• SET PROBLEM:
Using the listing beneath this task, count the lines with the word "matplotlib" and write only the result.
■ ■ ■ ■ ■
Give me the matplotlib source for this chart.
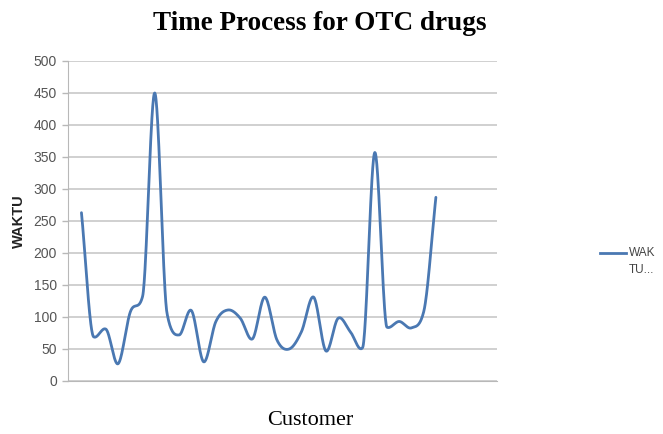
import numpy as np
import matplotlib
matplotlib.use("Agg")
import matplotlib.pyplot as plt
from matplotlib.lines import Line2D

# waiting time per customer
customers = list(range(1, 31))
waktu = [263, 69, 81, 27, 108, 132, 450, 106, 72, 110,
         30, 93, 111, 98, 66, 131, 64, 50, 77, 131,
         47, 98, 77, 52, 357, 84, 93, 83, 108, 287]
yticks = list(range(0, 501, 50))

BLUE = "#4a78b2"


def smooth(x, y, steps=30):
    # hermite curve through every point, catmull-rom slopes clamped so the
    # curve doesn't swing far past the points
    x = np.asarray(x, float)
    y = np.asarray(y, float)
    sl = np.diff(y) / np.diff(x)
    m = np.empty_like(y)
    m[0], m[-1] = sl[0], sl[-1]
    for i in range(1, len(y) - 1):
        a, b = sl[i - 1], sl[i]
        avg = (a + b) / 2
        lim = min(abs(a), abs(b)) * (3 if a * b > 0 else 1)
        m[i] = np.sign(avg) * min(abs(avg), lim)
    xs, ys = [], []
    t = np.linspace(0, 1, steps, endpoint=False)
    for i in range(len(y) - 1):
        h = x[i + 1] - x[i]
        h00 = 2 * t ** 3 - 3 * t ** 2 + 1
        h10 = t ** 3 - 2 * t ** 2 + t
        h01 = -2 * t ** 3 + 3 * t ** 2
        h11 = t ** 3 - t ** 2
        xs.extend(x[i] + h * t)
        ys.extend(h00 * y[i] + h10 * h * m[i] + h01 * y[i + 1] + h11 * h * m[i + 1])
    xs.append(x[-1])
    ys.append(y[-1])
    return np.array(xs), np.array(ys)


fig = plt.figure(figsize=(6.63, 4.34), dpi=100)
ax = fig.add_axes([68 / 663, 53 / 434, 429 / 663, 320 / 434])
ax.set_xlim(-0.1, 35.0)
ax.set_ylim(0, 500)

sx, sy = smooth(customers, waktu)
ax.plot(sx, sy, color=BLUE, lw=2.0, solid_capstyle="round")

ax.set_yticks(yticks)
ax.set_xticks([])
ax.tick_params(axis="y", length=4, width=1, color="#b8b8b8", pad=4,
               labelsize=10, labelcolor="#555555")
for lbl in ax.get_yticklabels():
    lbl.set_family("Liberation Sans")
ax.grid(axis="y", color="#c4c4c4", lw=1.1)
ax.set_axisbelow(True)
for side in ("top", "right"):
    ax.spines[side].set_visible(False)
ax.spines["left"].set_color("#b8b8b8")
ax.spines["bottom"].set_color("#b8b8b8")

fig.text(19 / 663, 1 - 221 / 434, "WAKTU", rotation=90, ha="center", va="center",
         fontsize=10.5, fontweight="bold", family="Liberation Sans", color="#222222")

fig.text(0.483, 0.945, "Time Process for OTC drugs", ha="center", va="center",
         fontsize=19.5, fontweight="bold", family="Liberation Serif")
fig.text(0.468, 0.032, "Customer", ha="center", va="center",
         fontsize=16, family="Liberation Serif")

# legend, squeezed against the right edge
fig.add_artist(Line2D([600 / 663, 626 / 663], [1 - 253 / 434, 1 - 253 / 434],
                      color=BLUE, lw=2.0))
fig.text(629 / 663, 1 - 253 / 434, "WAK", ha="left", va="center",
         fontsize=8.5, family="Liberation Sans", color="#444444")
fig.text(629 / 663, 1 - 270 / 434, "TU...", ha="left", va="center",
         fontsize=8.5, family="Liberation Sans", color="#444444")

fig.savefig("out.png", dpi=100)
■ ■ ■ ■ ■
• TASK RESULT:
5